Ich habe, denke ich, in meinem Leben niemals die Kraft und den Glauben gehabt, um bewusst so zu handeln, wie Jesus sprach
Ihr habt gehört, dass gesagt worden ist: Auge um Auge, Zahn um Zahn! Ich aber sage euch: Leistet dem, der euch etwas Böses antut, keinen Widerstand, sondern wenn dich jemand auf die rechte Wange schlägt, dann halte ihm auch die andere hin. Will jemand mit dir rechten und dir deinen Rock nehmen, dann lass ihm auch den Mantel. Nötigt dich jemand, eine Meile weit mitzugehen, dann geh zwei mit ihm. Wer dich bittet, dem gib; wer von dir borgen will, den weise nicht ab.
Wenn ich Böses als solches erkannte, habe ich stets dagegen gekämpft. Heute ist mir zwar besser bewusst, dass sich das "Böse" praktisch nie als Solches manifestiert, zu erkennen gibt. Es ist mir eher bewusst, dass jeder Mensch versucht sein Handeln zu rechtfertigen, zu verteidigen. Ich sehe dennoch weiterhin einen grossen Unterschied zwischen Handlungen welche direkt einem Anderen schaden, Leiden zufügen, und solche die es nicht tun. Der Unterschied zwischen Handlung und Wort finde ich hingegen weniger wichtig, denn auch wenn Worte nicht direkt Hautfetzen vom Skelett lösen werden, können diese sehr wohl einen Menschen zum Beispiel hinter Gitter bringen.
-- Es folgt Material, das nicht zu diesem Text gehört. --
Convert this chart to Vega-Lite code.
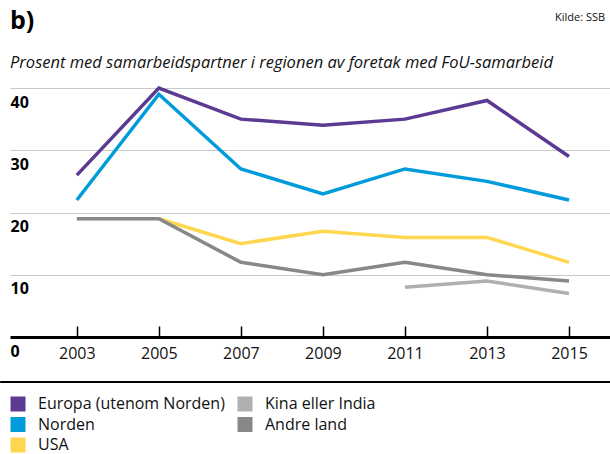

Wahr ist aber auch, dass ich immer bewusst an das Gute im Menschen geglaubt habe, dass ich immer hinter einer schlechten Tat auch die Verzweiflung und die Not gespürt habe, die dazu führten. Wahr ist, dass ich immer versucht habe meinen Mitmenschen eine weitere Chance zu geben, dass ich daran glaubte, sie würden anders handeln wenn sie könnten.

Ich habe also nie für eine "Backen-Deckung" gesorgt, wie es die meisten Menschen automatisch und, auch schon nur aus purem Überlebensinstinkt, selbstverständlich tun.

Ob dies nun heute eine Pathologie ist, möchte ich den Spezialisten auf diesem Gebiet überlassen.